Task requirements: Please copy the lines below exactly, from the first one through the line showing "const FONT = 'DejaVu Sans';".

Source material:

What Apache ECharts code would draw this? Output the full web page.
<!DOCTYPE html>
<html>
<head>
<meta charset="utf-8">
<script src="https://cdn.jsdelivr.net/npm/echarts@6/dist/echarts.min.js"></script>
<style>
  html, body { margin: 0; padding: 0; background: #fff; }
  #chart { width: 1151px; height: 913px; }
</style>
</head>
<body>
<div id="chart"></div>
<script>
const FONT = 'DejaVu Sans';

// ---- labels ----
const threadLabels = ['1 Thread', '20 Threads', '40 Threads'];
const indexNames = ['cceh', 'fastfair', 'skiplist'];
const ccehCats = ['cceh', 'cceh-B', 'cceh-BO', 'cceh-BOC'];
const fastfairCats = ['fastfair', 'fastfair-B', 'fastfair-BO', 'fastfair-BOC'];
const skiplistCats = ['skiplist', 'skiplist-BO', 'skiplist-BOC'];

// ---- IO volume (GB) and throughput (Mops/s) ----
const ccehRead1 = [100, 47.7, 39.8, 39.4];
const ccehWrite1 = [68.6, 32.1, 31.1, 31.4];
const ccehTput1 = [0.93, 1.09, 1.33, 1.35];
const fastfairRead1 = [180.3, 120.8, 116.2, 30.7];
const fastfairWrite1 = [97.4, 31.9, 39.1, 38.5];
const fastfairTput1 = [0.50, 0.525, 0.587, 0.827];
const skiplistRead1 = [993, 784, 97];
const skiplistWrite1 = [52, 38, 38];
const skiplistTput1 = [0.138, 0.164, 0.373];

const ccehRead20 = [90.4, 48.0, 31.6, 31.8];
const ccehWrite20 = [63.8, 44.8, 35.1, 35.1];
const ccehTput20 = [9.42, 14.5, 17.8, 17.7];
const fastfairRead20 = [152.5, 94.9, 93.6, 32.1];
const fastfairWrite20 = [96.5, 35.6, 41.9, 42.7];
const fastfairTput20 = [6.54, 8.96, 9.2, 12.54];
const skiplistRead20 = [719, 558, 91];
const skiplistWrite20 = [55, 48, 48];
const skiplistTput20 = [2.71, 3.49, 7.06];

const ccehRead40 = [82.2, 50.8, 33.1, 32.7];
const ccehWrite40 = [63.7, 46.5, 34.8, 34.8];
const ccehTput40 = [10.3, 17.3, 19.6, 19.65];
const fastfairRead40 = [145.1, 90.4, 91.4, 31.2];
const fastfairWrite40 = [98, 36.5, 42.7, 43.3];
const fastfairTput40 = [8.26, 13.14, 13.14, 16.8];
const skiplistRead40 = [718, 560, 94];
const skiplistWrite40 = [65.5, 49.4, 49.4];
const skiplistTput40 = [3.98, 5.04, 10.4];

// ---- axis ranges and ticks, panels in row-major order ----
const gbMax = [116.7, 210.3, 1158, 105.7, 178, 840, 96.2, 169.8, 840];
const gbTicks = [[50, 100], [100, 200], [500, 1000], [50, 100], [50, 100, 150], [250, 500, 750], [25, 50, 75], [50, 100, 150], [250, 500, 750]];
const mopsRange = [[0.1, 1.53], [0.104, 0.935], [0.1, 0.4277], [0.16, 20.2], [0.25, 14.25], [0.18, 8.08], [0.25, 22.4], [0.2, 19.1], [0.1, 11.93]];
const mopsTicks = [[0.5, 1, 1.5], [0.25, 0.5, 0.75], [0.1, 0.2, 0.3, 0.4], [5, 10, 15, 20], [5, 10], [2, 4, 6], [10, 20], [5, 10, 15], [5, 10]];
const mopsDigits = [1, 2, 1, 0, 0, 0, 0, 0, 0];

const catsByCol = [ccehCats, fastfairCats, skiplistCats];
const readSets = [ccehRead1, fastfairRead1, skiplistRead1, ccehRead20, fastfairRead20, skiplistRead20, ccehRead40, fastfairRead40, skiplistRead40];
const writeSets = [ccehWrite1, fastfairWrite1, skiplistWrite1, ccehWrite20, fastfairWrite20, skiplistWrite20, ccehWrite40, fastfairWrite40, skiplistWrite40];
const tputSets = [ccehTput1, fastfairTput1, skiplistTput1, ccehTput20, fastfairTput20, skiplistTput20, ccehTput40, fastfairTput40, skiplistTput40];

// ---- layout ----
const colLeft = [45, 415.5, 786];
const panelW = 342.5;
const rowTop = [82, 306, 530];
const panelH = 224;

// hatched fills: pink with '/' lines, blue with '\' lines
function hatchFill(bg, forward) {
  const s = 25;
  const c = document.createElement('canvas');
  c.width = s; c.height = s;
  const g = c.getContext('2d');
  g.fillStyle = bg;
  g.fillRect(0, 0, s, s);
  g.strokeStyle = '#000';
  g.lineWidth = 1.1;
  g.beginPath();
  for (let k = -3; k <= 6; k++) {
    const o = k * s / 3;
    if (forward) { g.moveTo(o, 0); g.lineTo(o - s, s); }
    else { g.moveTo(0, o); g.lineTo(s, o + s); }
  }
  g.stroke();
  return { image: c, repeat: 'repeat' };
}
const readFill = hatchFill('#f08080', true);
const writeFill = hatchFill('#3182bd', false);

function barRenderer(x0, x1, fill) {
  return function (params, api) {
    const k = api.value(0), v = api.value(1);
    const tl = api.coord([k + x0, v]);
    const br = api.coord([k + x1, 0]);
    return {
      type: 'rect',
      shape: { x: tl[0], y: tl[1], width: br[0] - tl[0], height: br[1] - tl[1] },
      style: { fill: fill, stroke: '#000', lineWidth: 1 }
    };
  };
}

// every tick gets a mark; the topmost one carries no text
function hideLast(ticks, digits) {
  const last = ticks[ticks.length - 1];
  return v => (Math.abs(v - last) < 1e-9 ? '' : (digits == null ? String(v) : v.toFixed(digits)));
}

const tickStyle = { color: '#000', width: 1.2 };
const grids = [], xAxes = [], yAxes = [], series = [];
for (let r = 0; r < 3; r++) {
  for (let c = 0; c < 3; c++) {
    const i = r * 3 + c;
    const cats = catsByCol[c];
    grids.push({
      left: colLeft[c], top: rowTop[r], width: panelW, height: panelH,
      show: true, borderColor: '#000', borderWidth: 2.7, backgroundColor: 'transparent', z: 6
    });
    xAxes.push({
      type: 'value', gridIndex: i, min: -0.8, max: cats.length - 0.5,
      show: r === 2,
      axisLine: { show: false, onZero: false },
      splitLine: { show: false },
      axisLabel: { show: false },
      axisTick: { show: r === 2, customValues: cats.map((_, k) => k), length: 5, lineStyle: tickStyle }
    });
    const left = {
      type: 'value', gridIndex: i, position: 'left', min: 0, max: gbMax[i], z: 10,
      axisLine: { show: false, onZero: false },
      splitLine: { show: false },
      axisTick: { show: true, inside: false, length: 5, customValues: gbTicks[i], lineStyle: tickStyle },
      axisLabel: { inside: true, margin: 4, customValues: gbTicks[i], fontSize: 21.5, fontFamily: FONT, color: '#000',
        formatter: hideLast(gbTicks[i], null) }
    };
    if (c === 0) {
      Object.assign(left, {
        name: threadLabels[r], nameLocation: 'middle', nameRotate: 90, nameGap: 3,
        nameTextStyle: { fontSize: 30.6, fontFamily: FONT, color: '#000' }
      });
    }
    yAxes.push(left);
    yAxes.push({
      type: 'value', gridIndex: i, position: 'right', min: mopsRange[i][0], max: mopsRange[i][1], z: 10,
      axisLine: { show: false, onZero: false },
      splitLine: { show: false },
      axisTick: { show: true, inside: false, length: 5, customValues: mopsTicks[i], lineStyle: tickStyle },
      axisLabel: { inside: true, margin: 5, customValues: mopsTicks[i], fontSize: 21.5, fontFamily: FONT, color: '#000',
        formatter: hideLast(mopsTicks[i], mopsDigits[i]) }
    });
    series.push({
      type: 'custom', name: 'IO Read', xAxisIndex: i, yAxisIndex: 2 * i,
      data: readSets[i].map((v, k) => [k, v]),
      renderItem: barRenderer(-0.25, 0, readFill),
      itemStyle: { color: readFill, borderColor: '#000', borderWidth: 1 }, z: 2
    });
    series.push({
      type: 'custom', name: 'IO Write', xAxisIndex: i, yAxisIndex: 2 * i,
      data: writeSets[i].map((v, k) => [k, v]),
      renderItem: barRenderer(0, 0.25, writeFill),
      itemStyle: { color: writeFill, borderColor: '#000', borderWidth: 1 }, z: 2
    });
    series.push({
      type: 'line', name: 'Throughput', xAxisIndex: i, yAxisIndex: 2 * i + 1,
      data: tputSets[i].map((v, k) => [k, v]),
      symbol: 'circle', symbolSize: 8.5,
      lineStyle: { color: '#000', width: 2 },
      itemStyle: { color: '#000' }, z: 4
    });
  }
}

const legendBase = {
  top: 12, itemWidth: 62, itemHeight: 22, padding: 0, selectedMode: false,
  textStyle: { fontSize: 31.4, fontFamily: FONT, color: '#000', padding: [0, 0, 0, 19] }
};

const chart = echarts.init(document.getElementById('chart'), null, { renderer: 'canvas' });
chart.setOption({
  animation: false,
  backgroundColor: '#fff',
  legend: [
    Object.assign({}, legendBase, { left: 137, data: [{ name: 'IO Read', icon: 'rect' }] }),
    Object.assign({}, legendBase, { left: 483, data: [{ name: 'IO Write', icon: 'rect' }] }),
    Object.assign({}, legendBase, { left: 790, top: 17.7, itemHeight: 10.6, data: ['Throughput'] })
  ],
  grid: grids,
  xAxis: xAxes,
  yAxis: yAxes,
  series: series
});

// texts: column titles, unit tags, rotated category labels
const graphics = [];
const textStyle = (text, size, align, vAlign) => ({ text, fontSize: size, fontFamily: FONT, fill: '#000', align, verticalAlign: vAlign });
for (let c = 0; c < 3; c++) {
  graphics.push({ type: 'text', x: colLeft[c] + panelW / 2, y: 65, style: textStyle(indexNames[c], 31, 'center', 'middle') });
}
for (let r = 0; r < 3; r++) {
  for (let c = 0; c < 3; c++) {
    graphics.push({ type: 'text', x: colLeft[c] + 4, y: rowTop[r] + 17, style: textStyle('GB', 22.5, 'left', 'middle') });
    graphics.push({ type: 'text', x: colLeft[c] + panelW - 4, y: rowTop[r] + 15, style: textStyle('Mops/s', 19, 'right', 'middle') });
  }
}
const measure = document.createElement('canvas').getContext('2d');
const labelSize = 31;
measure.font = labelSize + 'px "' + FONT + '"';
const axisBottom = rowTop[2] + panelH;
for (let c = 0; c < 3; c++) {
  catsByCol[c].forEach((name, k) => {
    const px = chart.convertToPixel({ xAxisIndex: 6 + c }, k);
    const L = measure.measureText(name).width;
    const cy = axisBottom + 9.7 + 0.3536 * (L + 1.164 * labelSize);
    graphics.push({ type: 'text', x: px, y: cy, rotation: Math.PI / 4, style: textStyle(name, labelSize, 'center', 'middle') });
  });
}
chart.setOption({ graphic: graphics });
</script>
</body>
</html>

Task solution:
What Apache ECharts code would draw this? Output the full web page.
<!DOCTYPE html>
<html>
<head>
<meta charset="utf-8">
<script src="https://cdn.jsdelivr.net/npm/echarts@6/dist/echarts.min.js"></script>
<style>
  html, body { margin: 0; padding: 0; background: #fff; }
  #chart { width: 1151px; height: 913px; }
</style>
</head>
<body>
<div id="chart"></div>
<script>
const FONT = 'DejaVu Sans';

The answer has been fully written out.